Frequently Asked Questions

Q: What is the commercial real estate refinancing cliff and when does it peak? A: The CRE refinancing cliff refers to the concentration of approximately $1.5 trillion in commercial mortgage loans maturing between 2025 and 2027, requiring property owners to refinance into a significantly higher interest rate environment than when the loans were originated. The peak concentration falls in 2026. Borrowers face a double problem: rates are dramatically higher, and property values — particularly for office assets — have declined 30–50%, leaving many loans underwater before refinancing negotiations begin.

Q: Which banks are most at risk from the CRE refinancing crisis? A: Regional and community banks with assets between $1 billion and $100 billion are the most exposed, because they hold an estimated 70% of outstanding CRE loans and have thinner capital buffers than large national banks. Banks where CRE loans exceed 300% of risk-based capital — a threshold flagged by the Federal Reserve's 2006 CRE Concentration Guidance — are the highest-risk institutions. Large banks like JPMorgan and Bank of America have more diversified loan books and higher capital ratios that provide meaningful protection.

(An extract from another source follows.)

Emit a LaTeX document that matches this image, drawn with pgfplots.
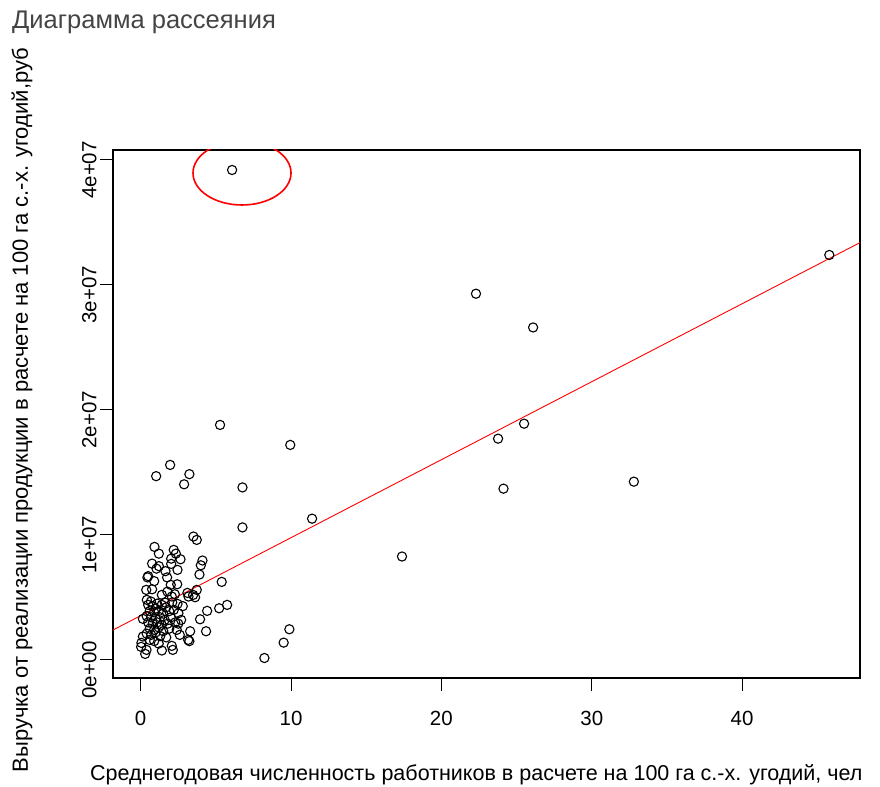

Q: Will the 2026 CRE crisis cause a recession? A: A sudden recession triggered by CRE losses alone is unlikely. The more probable outcome is a prolonged economic drag: reduced bank lending capacity, slower commercial construction employment, suppressed property tax revenues for municipalities, and pension fund losses from REIT and CMBS holdings. The S&L Crisis analog suggests the economic impact stretches over 5–7 years rather than concentrating in a single shock event — which makes it politically harder to address but less likely to trigger a 2008-style financial system freeze.

Q: Is office real estate a good investment opportunity in 2026? A: No — not yet, and not uniformly. Office assets face structural demand destruction from hybrid work adoption that cannot be resolved by lower interest rates or economic recovery alone. The 3VSM framework identifies office assets in gateway markets as terminal impairment candidates, not workout candidates. The investment opportunity in distressed CRE lies in industrial, multifamily, and select necessity retail assets that are cyclically distressed but structurally sound. Office becomes investable only at valuations that fully price in permanent demand reduction — which, for Class B and C assets, may mean conversion to residential or demolition rather than continued office use.

Q: How does the 2026 CRE crisis compare to the 2008 financial crisis? A: The 2026 crisis is structurally different from 2008 in three important ways: losses are more widely distributed across thousands of institutions rather than concentrated in a few systemically important banks; bank capital ratios are substantially higher; and the Federal Reserve has demonstrated willingness to provide targeted liquidity support. However, the 2026 crisis has a dimension 2008 did not: structural demand destruction in office that means the asset class cannot simply wait for credit markets to reopen. The resolution will take longer than 2008 because the demand problem is not solved by monetary policy.


11. Synthesis

The $1.5 trillion refinancing cliff is not a bomb with a single detonation date. It is a slow-motion reckoning with a decade of mispriced risk, and its resolution will define the commercial real estate landscape — and the regional banking system — for the remainder of this decade. The institutions that treat this as a temporary liquidity problem will discover it is a permanent solvency problem for a specific class of assets. The investors who recognize the distinction between cyclically distressed and structurally impaired will find the 2027–2029 vintage among the most attractive entry points in a generation. The regulators who permit extend-and-pretend to run indefinitely will inherit the S&L Crisis's most important lesson: delayed recognition does not reduce losses, it compounds them.

The maturity wall does not care about optimism. It arrives on a calendar.